Commodity prices have soared in recent months, after the US Federal Reserve's decision to launch an additional $US600 bond buying program, known as QE2. Many emerging countries complain that this policy – which has resulted in steep rises in food and fuel prices – has left them battling severe domestic inflationary problems, as well as swelling asset price bubbles.
Official figures showed the Chinese economy expanded at an annual rate of 9.8 per cent in the final quarter of 2010, stoking fears that Beijing would be forced to raise interest rates to subdue an overheating economy.
Although consumer price inflation eased to 4.6 per cent in December, this was seen as a temporary decline.

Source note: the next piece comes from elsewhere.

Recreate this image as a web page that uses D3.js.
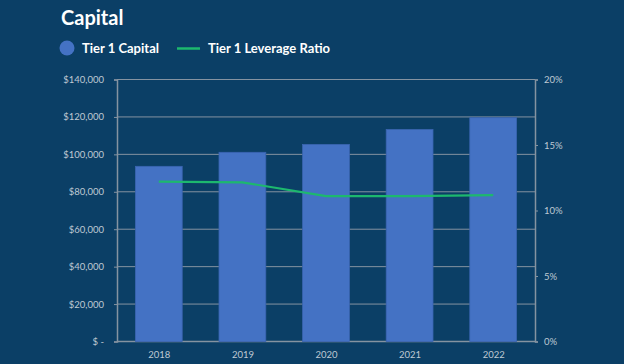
<!DOCTYPE html>
<html><head><meta charset="utf-8">
<script src="https://cdn.jsdelivr.net/npm/d3@7"></script>
<style>
html,body{margin:0;padding:0;background:#0b3f66;}
svg{display:block;font-family:Lato,"Open Sans",sans-serif;}
</style></head>
<body>
<svg id="c" width="624" height="364"></svg>
<script>
const years = ["2018","2019","2020","2021","2022"];
const tier1Capital = [93600, 101100, 105300, 113300, 119600];
const leverageRatio = [12.2, 12.15, 11.1, 11.1, 11.17];
const leftTicks = [0,20000,40000,60000,80000,100000,120000,140000];
const rightTicks = [0,5,10,15,20];

const svg = d3.select("#c");
svg.append("rect").attr("width",624).attr("height",364).attr("fill","#0b3f66");
const m = {l:117, r:535, t:79.5, b:341.5};
const x = d3.scaleBand().domain(years).range([m.l,m.r]).paddingInner(0.44).paddingOuter(0.22);
const xc = d3.scalePoint().domain(years).range([m.l,m.r]).padding(0.5);
const y = d3.scaleLinear().domain([0,140000]).range([m.b,m.t]);
const y2 = d3.scaleLinear().domain([0,20]).range([m.b,m.t]);
const grid="#8593a1", txt="#bfc9d3";

// gridlines
svg.append("g").selectAll("line").data(leftTicks).join("line")
  .attr("x1",m.l).attr("x2",m.r).attr("y1",d=>y(d)).attr("y2",d=>y(d))
  .attr("stroke",grid).attr("stroke-width",1);

// axes
const la = svg.append("g").attr("transform",`translate(${m.l},0)`)
  .call(d3.axisLeft(y).tickValues(leftTicks).tickSize(3).tickPadding(10)
    .tickFormat(d=> d===0 ? "$ -" : "$"+d3.format(",")(d)));
const ra = svg.append("g").attr("transform",`translate(${m.r},0)`)
  .call(d3.axisRight(y2).tickValues(rightTicks).tickSize(3).tickPadding(6).tickFormat(d=>d+"%"));
const ba = svg.append("g").attr("transform",`translate(0,${m.b})`)
  .call(d3.axisBottom(xc).tickSize(0).tickPadding(10));
[la,ra,ba].forEach(g=>{
  g.selectAll("path").attr("stroke",grid).attr("stroke-width",1.5);
  g.selectAll("line").attr("stroke",grid);
  g.selectAll("text").attr("fill",txt).attr("font-size",9.5).attr("font-family","Lato, sans-serif");
});
ba.select("path").remove();
svg.append("line").attr("x1",m.l).attr("x2",m.r).attr("y1",m.b).attr("y2",m.b).attr("stroke",grid).attr("stroke-width",1.5);

// bars
svg.append("g").selectAll("rect").data(years).join("rect")
  .attr("x",d=>x(d)).attr("width",x.bandwidth())
  .attr("y",(d,i)=>y(tier1Capital[i])).attr("height",(d,i)=>m.b-y(tier1Capital[i]))
  .attr("fill","#4472c4").attr("stroke","#3a64b0").attr("stroke-width",0.8);

// line
svg.append("path").datum(years)
  .attr("d",d3.line().x(d=>xc(d)).y((d,i)=>y2(leverageRatio[i])))
  .attr("fill","none").attr("stroke","#1db86e").attr("stroke-width",2.2);

// title & legend
svg.append("text").attr("x",61).attr("y",25).text("Capital")
  .attr("fill","#ffffff").attr("font-size",20).attr("font-weight",700).attr("font-family","Lato, sans-serif");
svg.append("circle").attr("cx",67).attr("cy",48).attr("r",7.5).attr("fill","#4472c4");
svg.append("text").attr("x",82).attr("y",53).text("Tier 1 Capital")
  .attr("fill","#ffffff").attr("font-size",13).attr("font-weight",700).attr("font-family","Lato, sans-serif");
svg.append("line").attr("x1",177).attr("x2",200).attr("y1",48.5).attr("y2",48.5)
  .attr("stroke","#1db86e").attr("stroke-width",2.5);
svg.append("text").attr("x",208).attr("y",53).text("Tier 1 Leverage Ratio")
  .attr("fill","#ffffff").attr("font-size",13).attr("font-weight",700).attr("font-family","Lato, sans-serif");
</script>
</body></html>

Price pressures – particularly for politically sensitive food prices – are continuing to mount.
Beijing has raised interest rates twice, and ordered banks to increase the level of reserves they hold with the central bank, as well as imposing price controls on some staple goods in an effort to combat rising inflation.
But markets are worried that Beijing will ramp up its tightening measures in order to combat inflation, and that this could cause economic activity to slow sharply.
At the same time, the closely-watched Philadelphia Federal Reserve manufacturing index pointed to mounting US price pressures. According to the index, 54 per cent of the firms surveyed reported they faced higher prices for inputs, compared with 52 per cent the previous month. The index of prices paid increased by 6 points in January, bringing its total rise to 42 points over the past four months.
The index also showed that businesses were having some success in passing these higher costs on to their customers, with 26 per cent of firms reporting increases in prices, and 9 per cent reporting decreases. The index of prices received rose by 8 points in the month, its second consecutive rise.
Concerns that global inflationary pressures are rising have also pushed US interest rates higher, with the yield on the benchmark 10-year bond climbing to 3.46 per cent, the highest level since January 9.
But while bond markets may fear the reappearance of inflation, US workers are unlikely to be able to demand higher wages because unemployment has remained stubbornly high. As a result, US inflation is likely to remain subdued.
This means that US households, which are also facing steep increases in their food and energy bills, will have little choice but to cut back on how much food and fuel they consume, or to cut back their spending in other areas in order to compensate for higher food and fuel costs.
At the same time, the rise in long-term interest rates in the wake of the US central bank's bond-buying program has left consumers, businesses as well as local and state governments facing higher borrowing costs. And higher interest rates have made banks more wary about lending to debt-laden consumers.
The US Fed had hoped that its bond buying program would boost share prices, and that consumers – feeling increasingly wealthy – would spend more. Instead, inflation worries have pushed up interest rates, and left US consumers and businesses shouldering an additional burden.